RSF condamne la fermeture de Radio Mashaal par les autorités pakistanaises

Sur recommandation des services de renseignement, le gouvernement fédéral du Pakistan a décidé de fermer les services de Radio Mashaal, une station en pachtou financée par le Congrès américain. Reporters sans frontières (RSF) appelle les autorités à revenir sur cette décision inique et arbitraire.

Les autorités fédérales d’Islamabad ont annoncé le 19 janvier la fermeture des services de Radio Mashaal, au prétexte que leurs programmes en langue pachtou seraient “établis contre les intérêts du Pakistan et en conformité avec les intentions d’une agence de renseignement hostile”. La note du ministère de l’Intérieur, que RSF s’est procurée (voir le document joint), suit les recommandation de la toute puissante agence de renseignement inter-services (Inter-Services Intelligence, ISI). Il est notamment reproché à la radio de “décrire le Pakistan comme un Etat qui échoue à assurer la sécurité de sa population”, comme une “plaque-tournante du terrorisme” ou encore de “montrer une population pachtou désabusée face à l’Etat”.


“Ce n’est pas aux services de renseignement qu’il revient de dicter la ligne éditoriale d’une radio qui porte une voix alternative aux populations de langue pachtou, explique Daniel Bastard, responsable du bureau Asie-Pacifique de RSF. Enquêter sur les questions de sécurité et de terrorisme, enregistrer le témoignage des acteurs de terrain… Ce n’est pas agir contre les intérêts du Pakistan : c’est ce qu’on appelle du journalisme, et c’est justement ce qui permet à une société de prospérer. Les autorités doivent revenir immédiatement sur leur décision qui est une violation grave de la liberté de la presse.”


Financée par le Congrès américain, diffusée en ondes courtes depuis Prague, Radio Mashaal a été lancée en janvier 2010 pour informer les populations pachtounes des régions frontalières d’Afghanistan et du Pakistan. Il s’agit notamment d’offrir “une alternative au nombre grandissant de radios portant la voix d’un islamisme extrémiste dans la région”, pour reprendre le communiqué publié par le diffuseur de la station, Radio Free Europe/Radio Liberty.


Sécurité des journalistes


Son président, Thomas Kent, réfute les allégations du ministère de l’Intérieur, précisant que “Radio Mashaal ne sert aucun gouvernement ni aucune agence de renseignement”. “Nos reporters sont des citoyens pakistanais dévoués à leur pays, explique-t-il. Ils vivent et élèvent leurs enfants dans les villages où ils effectuent leurs reportages.” RSF partage les inquiétudes des journalistes de la radio concernant leur sécurité, et appelle les autorités à tout faire pour la garantir.


En bonne place sur la liste noire des prédateurs de la liberté de la presse établie par RSF en 2016, l’ISI intimide régulièrement les médias qui ne suivent pas sa ligne.
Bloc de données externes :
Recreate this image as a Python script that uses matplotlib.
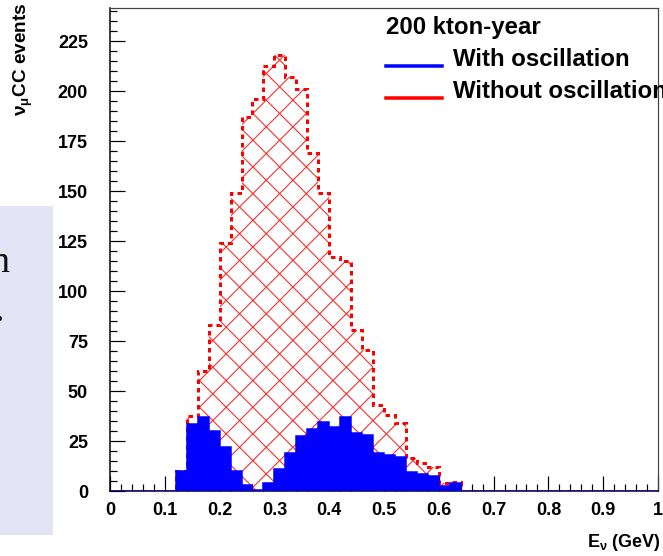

La couverture des questions de sécurité par les médias est une ligne rouge à ne pas franchir, sous peine d’être arrêté, molesté ou assassiné.


A l’automne dernier, les journalistes du Baloutchistan ont fait l’objet d’un ultimatum par des groupes armés séparatistes, après que les autorités leur ont interdit toute mention des conflits qui secouent cette région.


Le Pakistan est classé 139ème sur 180 pays dans l’édition 2017 du Classement mondial pour la liberté de la presse établi par RSF.